I think perhaps my fault was in the wording; it wasn’t a “how it feels to almost die” feeling. It’s a “you’re gonna die” feeling. It’s a “something is happening beyond your control and it will result in your death” feeling. It’s a “you can run or plead but there is nothing that will guarantee your survival” feeling. Perhaps that last one is the pessimist in me speaking, but when you’re faced with someone who is using your life as a bargaining chip, it’s hard not to feel that way. 

I know I talk about it a lot, but the armed home invasion I was in was a formative experience in my life. It saddled me with depression and PTSD. And it introduced me to the “you’re gonna die” feeling. With a gun pressed into your back and waved in front of your face, how could your first (read: only) thought not be your own impending death? 

For me personally, the “you’re gonna die” feeling is a lot of different things happening at once. It’s intense unstoppable dizziness, coupled with a pain behind your eyes. It’s a severe and painful knotting in your stomach and constant nausea. And most strangely it’s a feeling as if your arms are being painfully wrenched behind your back and held there as you try to struggle free, like a powerful straining of pain in your shoulder muscles thundering down into your wrists, even as your arms remain by your side. That’s what the feeling is to me: dizziness, eye pain, stomachache plus nausea, and intense indescribable pain in the arms. It’s not things around me speeding up or slowing down. It’s not an out of body experience or a feeling as if I’m floating and watching myself down below. It’s a mixture of those five symptoms pulsing throughout the entire body at the same time all the while you struggle with knowing soon you will be dead. 

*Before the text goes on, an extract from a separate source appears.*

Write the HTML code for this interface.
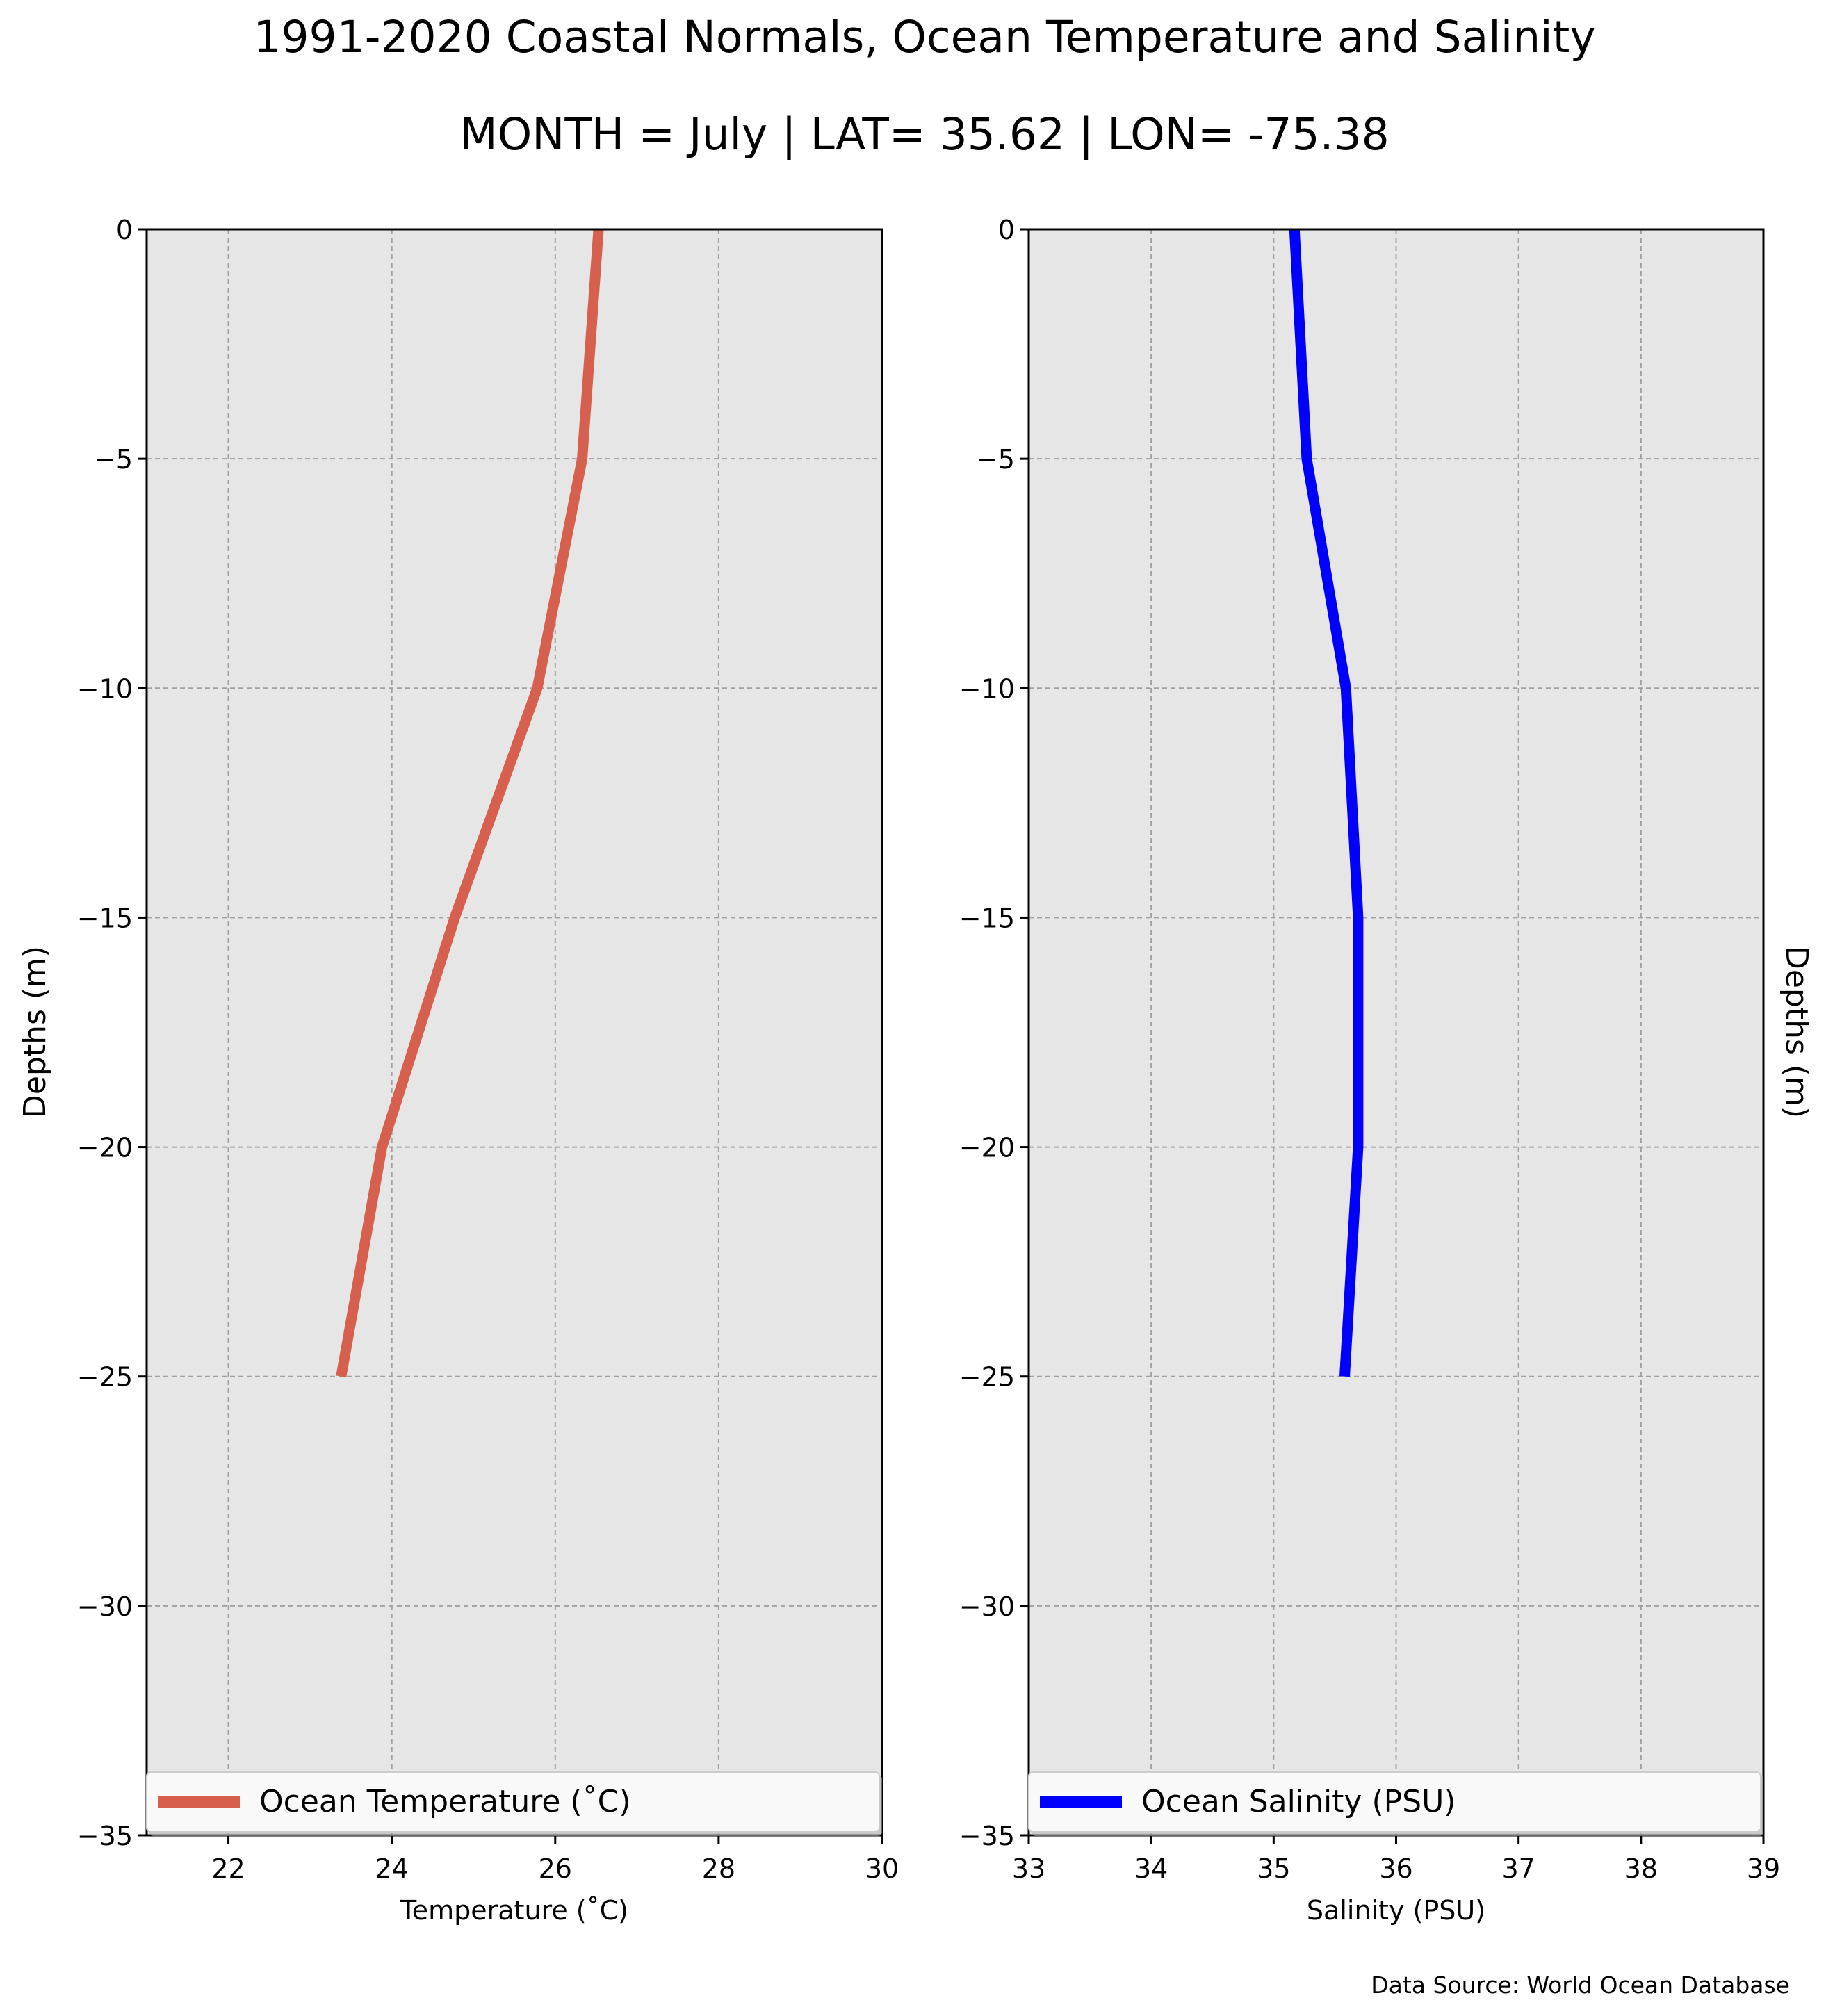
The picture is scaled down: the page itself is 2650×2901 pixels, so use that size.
<!DOCTYPE html>
<html><head><meta charset="utf-8">
<style>
html,body{margin:0;padding:0;background:#fff;}
svg{display:block;font-family:"DejaVu Sans","Liberation Sans",sans-serif;}
</style></head>
<body>
<svg id="chart" width="2650" height="2901" viewBox="0 0 2650 2901" xmlns="http://www.w3.org/2000/svg">
<rect width="2650" height="2901" fill="#fff"/>
<text x="1330" y="75" font-size="63" text-anchor="middle">1991-2020 Coastal Normals, Ocean Temperature and Salinity</text>
<text x="1330" y="215" font-size="63" text-anchor="middle">MONTH = July | LAT= 35.62 | LON= -75.38</text>
<text x="2575" y="2868" font-size="33" text-anchor="end">Data Source: World Ocean Database</text>
<g id="plots"></g>
</svg>
<script>
const depths = [0, -5, -10, -15, -20, -25];
const temperature = [26.53, 26.33, 25.78, 24.77, 23.88, 23.38];
const salinity = [35.17, 35.27, 35.59, 35.69, 35.69, 35.58];
const yTicks = [0, -5, -10, -15, -20, -25, -30, -35];
const tempTicks = [22, 24, 26, 28, 30];
const salTicks = [33, 34, 35, 36, 37, 38, 39];

const NS = "http://www.w3.org/2000/svg";
const plotRoot = document.getElementById('plots');
function mk(tag, attrs, parent) {
  const e = document.createElementNS(NS, tag);
  for (const k in attrs) e.setAttribute(k, attrs[k]);
  (parent || plotRoot).appendChild(e);
  return e;
}
const yTop = 330, yBottom = 2641;
function yScale(d) { return yTop + (0 - d) / 35 * (yBottom - yTop); }

function panel(cfg) {
  const g = mk('g', {});
  
  
  const xs = v => cfg.x0 + (v - cfg.min) / (cfg.max - cfg.min) * (cfg.x1 - cfg.x0);
  const bg = mk('rect', {x: cfg.x0, y: yTop, width: cfg.x1 - cfg.x0, height: yBottom - yTop, fill: '#e6e6e6'}, g);
  
  
  cfg.ticks.forEach(t => {
    const x = xs(t);
    const l = mk('line', {x1: x, x2: x, y1: yTop, y2: yBottom, stroke: '#a0a0a0', 'stroke-width': 2, 'stroke-dasharray': '7,5'}, g);
    
    
  });
  yTicks.forEach(t => {
    const y = yScale(t);
    const l = mk('line', {x1: cfg.x0, x2: cfg.x1, y1: y, y2: y, stroke: '#a0a0a0', 'stroke-width': 2, 'stroke-dasharray': '7,5'}, g);
    
    
  });
  const pts = depths.map((d, i) => xs(cfg.values[i]) + ',' + yScale(d)).join(' ');
  const pl = mk('polyline', {points: pts, fill: 'none', stroke: cfg.color, 'stroke-width': 15, 'stroke-linejoin': 'miter'}, g);
  
  
  const fr = mk('rect', {x: cfg.x0, y: yTop, width: cfg.x1 - cfg.x0, height: yBottom - yTop, fill: 'none', stroke: '#000', 'stroke-width': 3}, g);
  
  
  yTicks.forEach(t => {
    const y = yScale(t);
    const tk = mk('line', {x1: cfg.x0 - 12, x2: cfg.x0, y1: y, y2: y, stroke: '#000', 'stroke-width': 3}, g);
    
    
    const tx = mk('text', {x: cfg.x0 - 20, y: y + 14, 'font-size': 38, 'text-anchor': 'end'}, g);
    
    
    tx.textContent = t === 0 ? '0' : '\u2212' + Math.abs(t);
  });
  cfg.ticks.forEach(t => {
    const x = xs(t);
    const tk = mk('line', {x1: x, x2: x, y1: yBottom, y2: yBottom + 12, stroke: '#000', 'stroke-width': 3}, g);
    
    
    const tx = mk('text', {x: x, y: 2702, 'font-size': 38, 'text-anchor': 'middle'}, g);
    
    
    tx.textContent = t;
  });
  const xl = mk('text', {x: (cfg.x0 + cfg.x1) / 2, y: 2762, 'font-size': 38, 'text-anchor': 'middle'}, g);
  
  
  xl.textContent = cfg.xlabel;
  const lg = mk('g', {}, g);
  
  
  mk('rect', {x: cfg.x0 + 4, y: 2554, width: cfg.x1 - cfg.x0 - 4, height: 88, rx: 6, fill: '#b0b0b0', opacity: 0.6}, lg);
  mk('rect', {x: cfg.x0, y: 2550, width: cfg.x1 - cfg.x0 - 4, height: 86, rx: 6, fill: '#f9f9f9', stroke: '#cccccc', 'stroke-width': 2}, lg);
  const h = mk('line', {x1: cfg.x0 + 16, x2: cfg.x0 + 134, y1: 2593, y2: 2593, stroke: cfg.color, 'stroke-width': 16}, lg);
  
  
  const lt = mk('text', {x: cfg.x0 + 162, y: 2607, 'font-size': 44}, lg);
  
  
  lt.textContent = cfg.legend;
}

panel({name: 'temperature', x0: 211, x1: 1269, min: 21, max: 30, ticks: tempTicks, values: temperature,
  color: '#d6604d', xlabel: 'Temperature (\u02daC)', legend: 'Ocean Temperature (\u02daC)'});
panel({name: 'salinity', x0: 1480, x1: 2537, min: 33, max: 39, ticks: salTicks, values: salinity,
  color: '#0000ff', xlabel: 'Salinity (PSU)', legend: 'Ocean Salinity (PSU)'});

const yl = mk('text', {x: 0, y: 0, 'font-size': 44, 'text-anchor': 'middle', transform: 'translate(65,1485) rotate(-90)'});


yl.textContent = 'Depths (m)';
const yr = mk('text', {x: 0, y: 0, 'font-size': 44, 'text-anchor': 'middle', transform: 'translate(2570,1485) rotate(90)'});


yr.textContent = 'Depths (m)';
</script>
</body></html>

I know that sounds super dramatic, and it is because being held at gunpoint is a dramatic thing. And I don’t say this for you to pity me, I’m just describing a feeling, for me, so I know what it looks like and how it feels like in case I forget. 

Watching this episode of Black Mirror, I felt a watered down version of the “you’re gonna die” feeling. I felt the dizziness and nausea (although to my credit, I’ve been nauseous for the past couple days) and I felt the pain behind my eyes. Most telling of all was the slight soreness in my shoulders shooting down my arms and to my hands. Just this quick shot of the gunman in the show raising his shotgun to point at the camera and the feeling came rushing back. It’s like being stuck in tv static. I can’t explain it. 

I’ve had this feeling a few times before and it’s always on a sliding scale. This one, the tempered down one, I’ve had a bit from watching tv. As I’ve written about before, the season 6 finale of Grey’s Anatomy gives me this feeling. Other times where it’s felt a bit more intense have been when I was sleeping in my room and heard what sounded like someone breaking in. I freaked out, couldn’t sleep the rest of the night, and sat in the feeling, waiting for someone to come into my room and kill me as I just knew they would. Another time was just after the 2012 movie theater shooting in Aurora, when a friend and I went to see a movie. I couldn’t focus and I can’t even remember what we saw, but I couldn’t help feeling that someone would come in and do the same thing that happened in Colorado. And the most intense “you’re gonna die” feeling I got, not including the first time, was when I was locked in a classroom as a shooter ran through my college campus. It was 4 months after my own brush with death, which only served to amplify how terrified I was, no doubt. 

So, I’m familiar with this feeling. It doesn’t help knowing what it is; being able to recognize it doesn’t help me cope, at least it doesn’t feel like it. But this feeling is so acute and so strange and just so…something. I can’t quite put my finger on it. My shoulders are still sore.